Fixing Boundary Violations

2.2 Type I Boundary Constraints

Type I constraints state that the dependent variable should be bounded within the lower limit $a$ and upper limit $b$ . Considering the joint set of the maximum and minimum values for the independent variable ${{x}_{j}}$ ( $j$ is the variable indicator), the boundary constraints for $\hat{y}$ should be

$\begin{equation*} a\le \hat{y}^{\min }\le \hat{y}^{\max }\le b, \end{equation*}$
where

$\begin{align*} &\hat{y}^{\max}=\sum\limits_{j=0}^{m}{\left( v_{j}^{+}{{\beta }_{j}}x_{j}^{\max }+v_{j}^{-} {{\beta }_{j}}x_{j}^{\min } \right)}\\ &\hat{y}^{\min}=\sum\limits_{j=0}^{m}{\left( v_{j}^{+}{{\beta }_{j}}x_{j}^{\min }+v_{j}^{-} {{\beta }_{j}}x_{j}^{\max } \right)}, \end{align*}$
and

$v_{j}^{+}$ and

$v_{j}^{-}$ are indicator variables indicating

$\begin{equation*} v_{j}^{+}= \begin{cases} 1 \qquad if \quad{{\beta }_{j}}> 0 \\ 0 \qquad otherwise \\ \end{cases} , \quad v_{j}^{-}= \begin{cases} 1 \qquad if \quad{{\beta }_{j}} < 0 \\ 0 \qquad otherwise \\ \end{cases}. \end{equation*}$

It is not uncommon for the truncated regression model to give a solution that violates boundary constraints of the dependent variable.
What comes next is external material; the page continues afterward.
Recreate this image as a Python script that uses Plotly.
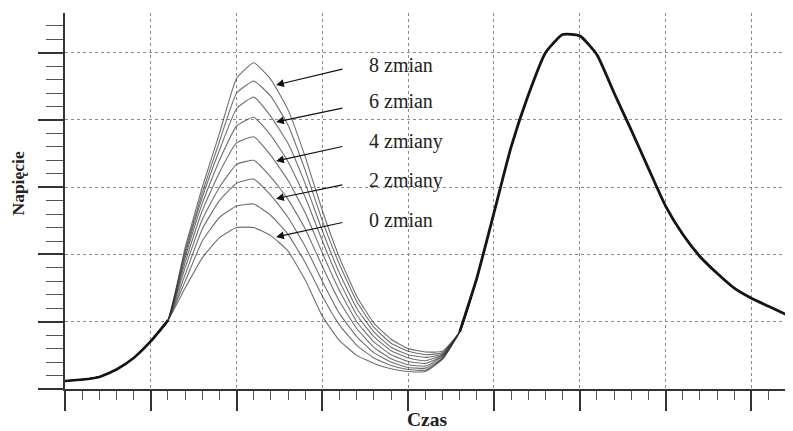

In such a case, there is no way to give a meaningful interpretation, since the data-generating process forbids its occurrence. For example, it makes no sense to predict a party will get $105\%$ or $-5\%$ of votes given that the vote share is bounded within $100\%$ and $0\%$ . Here we use the joint set of maximum or minimum covariate values because sometimes the predicted values of all empirical observations are admissible, but certain combinations of the covariate values can result in boundary violations. For example, all empirical pairs of ${{x}_{ji}}$ do not generate out-of-bounds prediction ${{\hat{y}}_{i}}$ , but some combinations of $x_{j}^{\max }$ and $x_{j}^{\min }$ might give an inadmissible prediction larger than $b$ or smaller than $a$ .⁵ Unless we have a reason to rule out the possibility of their joint presence, we should evaluate type I boundary violations by including all possible combinations of the covariate values.⁶

____________________

Footnote

⁵ Imagine our model predicts that IQ score and study hour are both positively related to SAT score, but the data does not have a case in which both variables have the maximum value. Such a case is very likely to exist, and our model should not generate an out-of-bounds predicted value on SAT score.

⁶ When a set of covariates is composed of regional dummy variables, the joint presence is impossible, and therefore, only the maximum and minimum coefficients of those dummies are specified in the boundary constraints of $y_{i}$ .